= Seliger Forschungs- und Entwicklungsgesellschaft mbH =

Defunct German aeronautical research & development company (1961–64)

The Berthold Seliger Forschungs- und Entwicklungsgesellschaft mbH (BSFEGmbH) was a company founded by West German rocket technical designer Berthold Seliger in 1961. Seliger was a former assistant theoretician professor Dr. Eugen Sänger. The company developed and built prototypes of sounding rockets and launched them near Cuxhaven. The BSFEGmbH cooperated strongly with the Hermann-Oberth-Gesellschaft, of which Berthold Seliger was a member. The first rocket developed by the BSFEGmbH was an improved version of the Kumulus, which was first launched on 19 November 1962 and reached a height of 50 kilometres. On 7 February 1963 the BSFEGmbH launched a two-stage rocket with a maximum height of 80 kilometres and, on 2 May 1963, they launched a three-stage rocket with a maximum flight height of more than 100 kilometres. The latter rocket may have attained the highest flight altitude of all rockets built in post-war Germany. The signals from all these rockets were also received at the observatory in Bochum (300 km SSW of Cuxhaven). After May 1963 the BSFEGmbH worked on the improvement of the steering system of their rockets and thought also on military usable rockets.

On 5 December 1963 the BSFEGmbH gave a flight demonstration of their rockets to military staff of non-NATO-countries.

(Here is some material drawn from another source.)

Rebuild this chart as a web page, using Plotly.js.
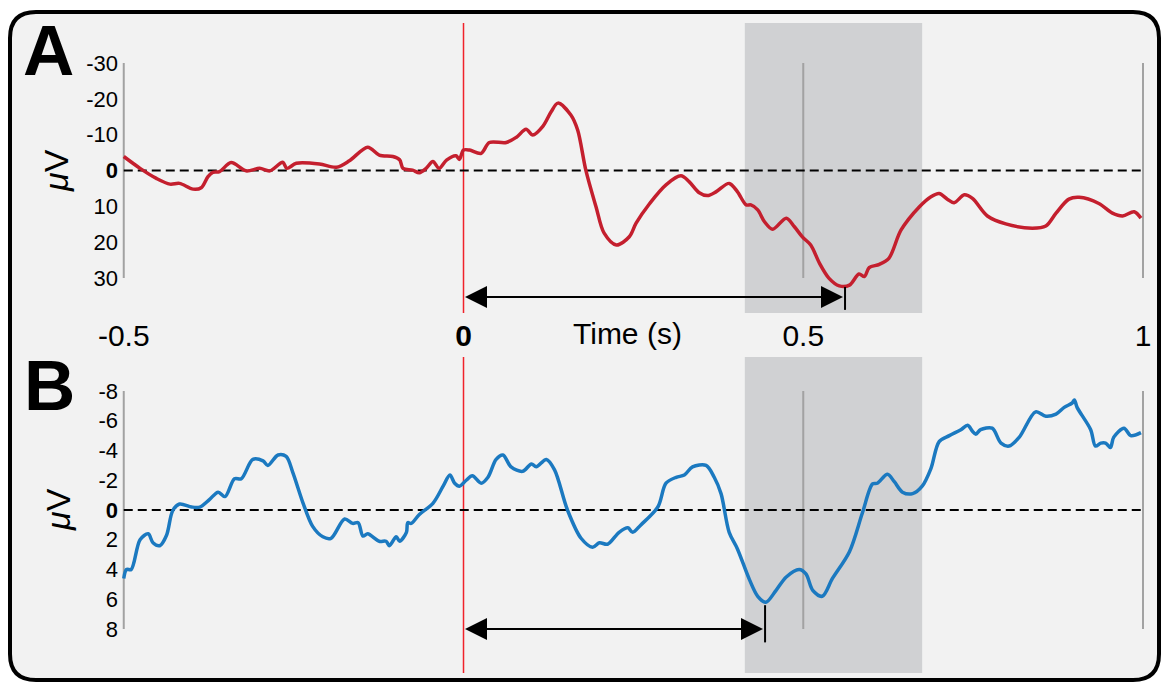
<!DOCTYPE html>
<html>
<head>
<meta charset="utf-8">
<script src="https://cdn.plot.ly/plotly-3.0.1.min.js"></script>
<style>
html,body{margin:0;padding:0;background:#fff;}
#chart{width:1161px;height:682px;}
</style>
</head>
<body>
<div id="chart"></div>
<script>
// ---------------- data ----------------
const timeA = [-0.5,-0.476,-0.452,-0.432,-0.418,-0.398,-0.386,-0.376,-0.369,-0.359,-0.342,-0.320,-0.300,-0.285,-0.266,-0.260,-0.246,-0.212,-0.187,-0.168,-0.141,-0.124,-0.104,-0.094,-0.089,-0.075,-0.065,-0.055,-0.045,-0.036,-0.025,-0.011,-0.006,0.000,0.009,0.026,0.038,0.063,0.078,0.092,0.102,0.117,0.129,0.139,0.158,0.168,0.180,0.195,0.207,0.225,0.244,0.254,0.274,0.298,0.320,0.332,0.347,0.359,0.372,0.391,0.403,0.416,0.423,0.433,0.443,0.455,0.475,0.487,0.499,0.511,0.524,0.538,0.553,0.568,0.582,0.590,0.597,0.612,0.626,0.644,0.671,0.688,0.700,0.712,0.722,0.737,0.749,0.771,0.798,0.837,0.857,0.872,0.891,0.906,0.935,0.955,0.970,0.987,0.997];
const uvA = [-3.9,-0.6,2.2,3.8,3.6,5.2,4.8,1.7,0.5,0.3,-2.2,0.1,-0.6,0.1,-2.3,-0.6,-2.0,-1.8,-0.9,-2.7,-6.5,-4.3,-3.9,-3.0,-0.6,-0.1,0.6,-0.6,-2.5,-0.6,-2.9,-4.1,-3.1,-5.7,-5.7,-4.8,-7.8,-7.8,-9.3,-11.5,-9.9,-12.4,-16.4,-18.8,-15.5,-11.3,-0.1,10.1,17.5,20.8,18.5,14.7,9.2,4.0,1.5,3.1,6.2,7.0,5.9,3.6,5.9,9.6,9.6,11.0,14.3,16.4,13.3,15.7,18.6,20.8,25.9,30.1,32.2,32.0,28.9,29.6,27.1,26.2,24.5,16.6,10.1,7.3,6.4,8.0,9.0,6.8,7.8,12.7,14.9,16.1,15.5,11.9,8.0,7.5,9.2,11.9,12.7,11.5,13.3];

const timeB = [-0.5,-0.496,-0.489,-0.476,-0.464,-0.457,-0.447,-0.437,-0.428,-0.418,-0.400,-0.388,-0.374,-0.361,-0.351,-0.337,-0.327,-0.310,-0.295,-0.288,-0.273,-0.261,-0.251,-0.236,-0.222,-0.207,-0.195,-0.175,-0.163,-0.155,-0.148,-0.141,-0.124,-0.114,-0.109,-0.099,-0.094,-0.084,-0.082,-0.077,-0.065,-0.045,-0.030,-0.020,-0.013,-0.006,0.004,0.013,0.026,0.036,0.048,0.058,0.070,0.087,0.100,0.107,0.122,0.134,0.153,0.173,0.190,0.200,0.212,0.229,0.242,0.249,0.261,0.286,0.298,0.313,0.325,0.337,0.357,0.369,0.379,0.391,0.403,0.421,0.433,0.445,0.460,0.475,0.494,0.504,0.514,0.528,0.543,0.568,0.587,0.602,0.609,0.624,0.634,0.646,0.661,0.675,0.688,0.700,0.715,0.732,0.742,0.749,0.754,0.761,0.778,0.791,0.803,0.818,0.842,0.857,0.872,0.884,0.896,0.899,0.903,0.923,0.930,0.938,0.945,0.952,0.957,0.972,0.982,0.997];
const uvB = [4.6,4.0,4.0,2.0,1.6,2.2,2.4,1.7,0.05,-0.4,-0.2,-0.2,-0.7,-1.2,-0.9,-2.1,-2.1,-3.4,-3.3,-3.0,-3.7,-3.6,-2.5,-0.45,1.1,1.8,1.9,0.6,0.9,0.85,1.75,1.6,2.1,2.1,2.4,1.8,2.1,1.5,0.85,0.9,0.3,-0.45,-1.6,-2.35,-1.8,-1.6,-2.0,-2.3,-1.8,-2.2,-3.4,-3.7,-2.9,-2.6,-3.1,-2.9,-3.4,-2.7,0,1.9,2.5,2.2,2.3,1.5,1.2,1.5,1.0,-0.2,-1.8,-2.2,-2.35,-2.9,-3.0,-2.2,-1.1,1.5,2.6,4.7,5.8,6.2,5.4,4.5,4.0,4.3,5.4,5.8,4.6,2.8,0.2,-1.75,-1.8,-2.4,-1.9,-1.2,-1.1,-1.6,-2.8,-4.6,-5.0,-5.4,-5.7,-5.3,-5.1,-5.4,-5.5,-4.5,-4.3,-4.9,-6.6,-6.3,-6.45,-6.9,-7.2,-7.4,-6.9,-5.4,-4.3,-4.5,-4.5,-4.2,-4.9,-5.5,-5.0,-5.2];

const xTickVals = [-0.5, 0, 0.5, 1];
const xTickText = ['-0.5', '<b>0</b>', '0.5', '1'];
const yTickValsA = [-30, -20, -10, 0, 10, 20, 30];
const yTickTextA = ['-30', '-20', '-10', '<b>0</b>', '10', '20', '30'];
const yTickValsB = [-8, -6, -4, -2, 0, 2, 4, 6, 8];
const yTickTextB = ['-8', '-6', '-4', '-2', '<b>0</b>', '2', '4', '6', '8'];
const windowStart = 0.414, windowEnd = 0.675;   // grey analysis window (s)
const peakA = 0.5585, peakB = 0.4408;           // latency of peak (s)
const gridVals = [-0.5, 0.5, 1];

// ---------------- layout helpers ----------------
const W = 1161, H = 682;
const fx = px => px / W;
const fy = py => 1 - py / H;
const FONT = 'Liberation Sans, Arial, Helvetica, sans-serif';
const RED = '#c41f2e', BLUE = '#1b79c0', GREY = '#a2a2a2', SHADE = '#d0d1d3';

const traces = [
  {x: timeA, y: uvA, xaxis: 'x', yaxis: 'y', mode: 'lines',
   line: {color: RED, width: 3.5, shape: 'spline', smoothing: 0.9}, hoverinfo: 'skip'},
  {x: timeB, y: uvB, xaxis: 'x2', yaxis: 'y2', mode: 'lines',
   line: {color: BLUE, width: 3.5, shape: 'spline', smoothing: 0.9}, hoverinfo: 'skip'}
];

const xr = [-0.53, 1.02];
const xpx = t => 463.5 + 679.5 * t;
const xdom = [fx(xpx(xr[0])), fx(xpx(xr[1]))];

function framePath(x0, y0, x1, y1, r) {
  const P = (a, b) => fx(a) + ',' + fy(b);
  return 'M' + P(x0 + r, y0) + ' L' + P(x1 - r, y0) + ' Q' + P(x1, y0) + ' ' + P(x1, y0 + r) +
    ' L' + P(x1, y1 - r) + ' Q' + P(x1, y1) + ' ' + P(x1 - r, y1) +
    ' L' + P(x0 + r, y1) + ' Q' + P(x0, y1) + ' ' + P(x0, y1 - r) +
    ' L' + P(x0, y0 + r) + ' Q' + P(x0, y0) + ' ' + P(x0 + r, y0) + ' Z';
}

const shapes = [
  {type: 'path', xref: 'paper', yref: 'paper', layer: 'below', path: framePath(10, 12, 1159, 680, 26),
   fillcolor: '#f2f2f2', line: {color: '#000', width: 4}}
];

function panelShapes(xa, ya, yLo, yHi, peak, tickLo, tickHi) {
  shapes.push({type: 'rect', xref: xa, yref: ya + ' domain', x0: windowStart, x1: windowEnd, y0: 0, y1: 1,
    fillcolor: SHADE, line: {width: 0}, layer: 'below'});
  gridVals.forEach(g => shapes.push({type: 'line', xref: xa, yref: ya, x0: g, x1: g, y0: yLo, y1: yHi,
    line: {color: GREY, width: 2}, layer: 'below'}));
  shapes.push({type: 'line', xref: xa, yref: ya, x0: -0.5, x1: 1, y0: 0, y1: 0,
    line: {color: '#000', width: 2, dash: '9px,5px'}, layer: 'below'});
  shapes.push({type: 'line', xref: xa, yref: ya + ' domain', x0: 0, x1: 0, y0: 0, y1: 1,
    line: {color: '#f0222a', width: 1.5}, layer: 'below'});
  shapes.push({type: 'line', xref: xa, yref: ya, x0: peak + 0.003, x1: peak + 0.003, y0: tickLo, y1: tickHi,
    line: {color: '#000', width: 2}});
}
panelShapes('x', 'y', -30, 30, peakA, 32.5, 38.9);
panelShapes('x2', 'y2', -8, 8, peakB, 6.4, 8.9);

function arrow(xa, ya, yv, peak) {
  return {xref: xa, yref: ya, axref: xa, ayref: ya, x: peak, y: yv, ax: 0, ay: yv, text: '',
    showarrow: true, arrowside: 'end+start', arrowhead: 2, startarrowhead: 2,
    arrowsize: 2.2, startarrowsize: 2.2, arrowwidth: 2, arrowcolor: '#000', standoff: 0, startstandoff: 0};
}

const annotations = [
  arrow('x', 'y', 35.3, peakA),
  arrow('x2', 'y2', 8.0, peakB),
  {xref: 'paper', yref: 'paper', x: fx(48), y: fy(50), text: '<b>A</b>', showarrow: false,
   font: {family: FONT, size: 71, color: '#000'}, xanchor: 'center', yanchor: 'middle'},
  {xref: 'paper', yref: 'paper', x: fx(49), y: fy(385), text: '<b>B</b>', showarrow: false,
   font: {family: FONT, size: 71, color: '#000'}, xanchor: 'center', yanchor: 'middle'},
  {xref: 'paper', yref: 'paper', x: fx(56), y: fy(171), text: '<i>μ</i>V', textangle: -90, showarrow: false,
   font: {family: FONT, size: 34, color: '#000'}, xanchor: 'center', yanchor: 'middle'},
  {xref: 'paper', yref: 'paper', x: fx(58), y: fy(510), text: '<i>μ</i>V', textangle: -90, showarrow: false,
   font: {family: FONT, size: 34, color: '#000'}, xanchor: 'center', yanchor: 'middle'},
  {xref: 'paper', yref: 'paper', x: fx(628), y: fy(333), text: 'Time (s)', showarrow: false,
   font: {family: FONT, size: 30, color: '#000'}, xanchor: 'center', yanchor: 'middle'}
];

const yAxisCommon = {anchor: 'free', position: fx(122), showgrid: false, zeroline: false, showline: false,
  ticks: '', ticklabelstandoff: 4, tickfont: {family: FONT, size: 22, color: '#000'}, fixedrange: true};

const layout = {
  width: W, height: H, margin: {l: 0, r: 0, t: 0, b: 0, pad: 0},
  paper_bgcolor: '#ffffff', plot_bgcolor: 'rgba(0,0,0,0)', showlegend: false,
  xaxis: {domain: xdom, range: xr, anchor: 'free', position: fy(315), showgrid: false, zeroline: false,
    showline: false, ticks: '', tickmode: 'array', tickvals: xTickVals, ticktext: xTickText,
    tickfont: {family: FONT, size: 30, color: '#000'}, fixedrange: true},
  yaxis: Object.assign({}, yAxisCommon, {domain: [fy(313), fy(23)], range: [39.77, -41.16],
    tickmode: 'array', tickvals: yTickValsA, ticktext: yTickTextA}),
  xaxis2: {domain: xdom, range: xr, anchor: 'y2', matches: 'x', showgrid: false, zeroline: false,
    showline: false, ticks: '', showticklabels: false, fixedrange: true},
  yaxis2: Object.assign({}, yAxisCommon, {domain: [fy(673), fy(357)], range: [10.958, -10.286],
    tickmode: 'array', tickvals: yTickValsB, ticktext: yTickTextB}),
  shapes: shapes,
  annotations: annotations
};

Plotly.newPlot('chart', traces, layout, {staticPlot: true, displayModeBar: false});
</script>
</body>
</html>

Although their rockets were launched with reduced amount of propellant in order not to violate Allied laws concerning the development of military rockets in Germany and were not fit for military use, the rocket experiments of the Hermann-Oberth-Gesellschaft e.V. and the BSFEGmbH after this date were viewed with great suspicion.

In 1964, these experiments were discontinued with a temporary injunction, which is still valid today, after a fatal accident at a rocket demonstration by Gerhard Zucker at Braunlage, although Gerhard Zucker did not cooperate with the BSFEGmbH or the Hermann-Oberth-Gesellschaft e.V. in any way and also had a bad reputation with the members of these societies.